When a line or section exceeds the maximum line length defined for the origin, the origin truncates it. The origin adds a boolean field named Truncated to indicate if the line was truncated.
For more information about processing text with a custom delimiter, see Text Data Format with Custom Delimiters.

Configuring an Azure Event Hub Consumer

Configure an Azure Event Hub Consumer origin to write data to Microsoft Azure Event Hub. Be sure to complete the necessary prerequisites before you configure the origin.
  1. In the Properties panel, on the General tab, configure the following properties:
    General Property Description
    Name Stage name.
    Description Optional description.
    On Record Error Error record handling for the stage:
    • Discard - Discards the record.
    • Send to Error - Sends the record to the pipeline for error handling.
    • Stop Pipeline - Stops the pipeline.
  2. On the Event Hub tab, configure the following properties:
    Event Hub Property Description
    Namespace Name The name of the namespace that contains the event hub that you want to use.
    Event Hub Name The event hub name.
    Shared Access Policy Name The policy name associated with the namespace.

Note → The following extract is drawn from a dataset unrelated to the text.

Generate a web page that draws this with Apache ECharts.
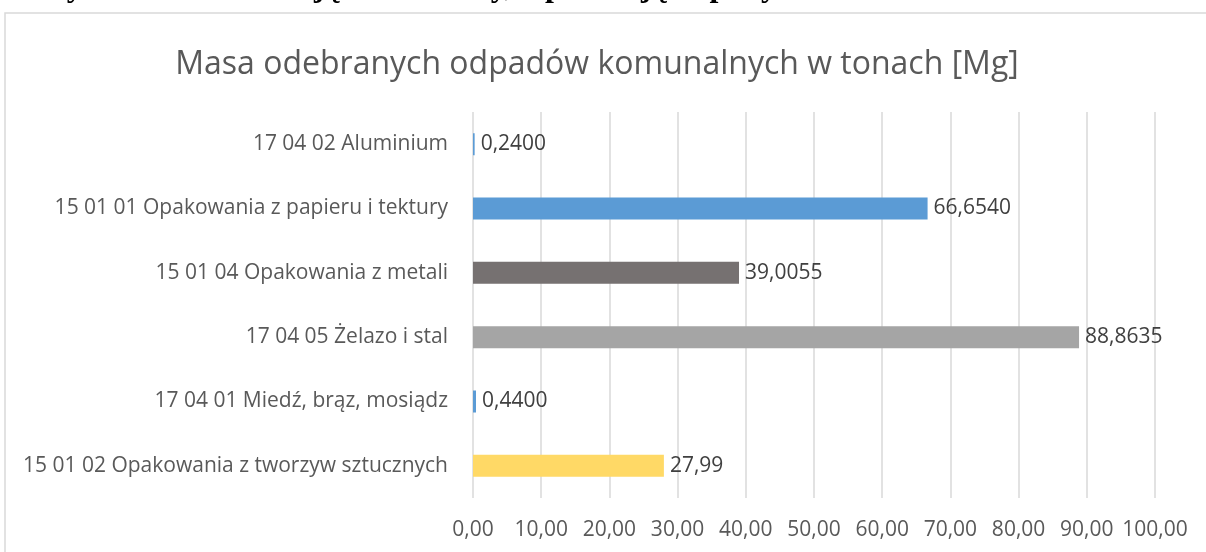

    To retrieve the policy name, when logged into the Azure portal, navigate to your namespace and event hub, and then click Shared Access Policies for a list of policies.

    When appropriate, you can use the default shared access key policy, RootManageSharedAccessKey.

    Connection String Key One of the connection string keys associated with the specified shared access policy.

    To retrieve a connection string key, after accessing the list of shared access policies, click the policy name, and then copy the Connection String - Primary Key value.

    The value typically begins with "Endpoint".

    Consumer Group Consumer group to use. Enter a consumer group associated with the specified event hub.

    You can use the default consumer group, $Default.

    To view a list of available consumer groups, when viewing the event hub in the Azure portal, click Consumer Groups.

    Event Processor Prefix A prefix to identify the pipeline. Use a different prefix for each pipeline that includes the origin.

    Used to communicate with Azure Event Hub.

    Storage Account Name Name of the storage account to use.

    For information about creating a storage account, see Storage Account and Container Prerequisite.

    Storage Account Key One of the keys for the storage account.

    To retrieve the storage account key, when viewing the storage account details in the Azure portal, click Access Keys. Then copy one of the default key values.

    Container Name The name of the container to use for the pipeline.

    For information about creating a container, see Storage Account and Container Prerequisite.

    Max Threads Number of threads the origin generates and uses for multithreaded processing.
  3. On the Data Format tab, configure the following property:
    Data Format Property Description
    Data Format Format of data to be written. Use one of the following options:
    • Binary
    • JSON
    • SDC Record
    • Text
  4. For binary data, on the Data Format tab, configure the following properties:
    Binary Property Description
    Compression Format The compression format of the files:
    • None - Processes only uncompressed files.
    • Compressed File - Processes files compressed by the supported compression formats.
    • Archive - Processes files archived by the supported archive formats.
    • Compressed Archive - Processes files archived and compressed by the supported archive and compression formats.
    File Name Pattern within Compressed Directory File name pattern that represents the files to process within the compressed directory. You can use UNIX-style wildcards, such as an asterisk or question mark. For example, *.json.

    Default is *, which processes all files.

    Max Data Size (bytes) Maximum number of bytes in the message. Larger messages cannot be processed or written to error.
  5. For JSON data, on the Data Format tab, configure the following properties:
    JSON Property Description
    Compression Format The compression format of the files:
    • None - Processes only uncompressed files.
    • Compressed File - Processes files compressed by the supported compression formats.
    • Archive - Processes files archived by the supported archive formats.
    • Compressed Archive - Processes files archived and compressed by the supported archive and compression formats.
    File Name Pattern within Compressed Directory File name pattern that represents the files to process within the compressed directory. You can use UNIX-style wildcards, such as an asterisk or question mark. For example, *.json.

    Default is *, which processes all files.

    JSON Content Type of JSON content. Use one of the following options:
    • Array of Objects
    • Multiple Objects
    Maximum Object Length (chars) Maximum number of characters in a JSON object.

    Longer objects are diverted to the pipeline for error handling.

    This property can be limited by the Data Collector parser buffer size. For more information, see Maximum Record Size.

    Charset Character encoding of the files to be processed.
    Ignore Ctrl Characters Removes all ASCII control characters except for the tab, line feed, and carriage return characters.
  6. For text data, on the Data Format tab, configure the following properties:
    Text Property Description
    Compression Format The compression format of the files:
    • None - Processes only uncompressed files.
    • Compressed File - Processes files compressed by the supported compression formats.
    • Archive - Processes files archived by the supported archive formats.
    • Compressed Archive - Processes files archived and compressed by the supported archive and compression formats.
    File Name Pattern within Compressed Directory File name pattern that represents the files to process within the compressed directory. You can use UNIX-style wildcards, such as an asterisk or question mark. For example, *.json.

    Default is *, which processes all files.

    Max Line Length Maximum number of characters allowed for a line. Longer lines are truncated.

    Adds a boolean field to the record to indicate if it was truncated. The field name is Truncated.

    This property can be limited by the Data Collector parser buffer size. For more information, see Maximum Record Size.

    Use Custom Delimiter Uses custom delimiters to define records instead of line breaks.
    Custom Delimiter One or more characters to use to define records.
    Include Custom Delimiter Includes delimiter characters in the record.
    Charset Character encoding of the files to be processed.
    Ignore Ctrl Characters Removes all ASCII control characters except for the tab, line feed, and carriage return characters.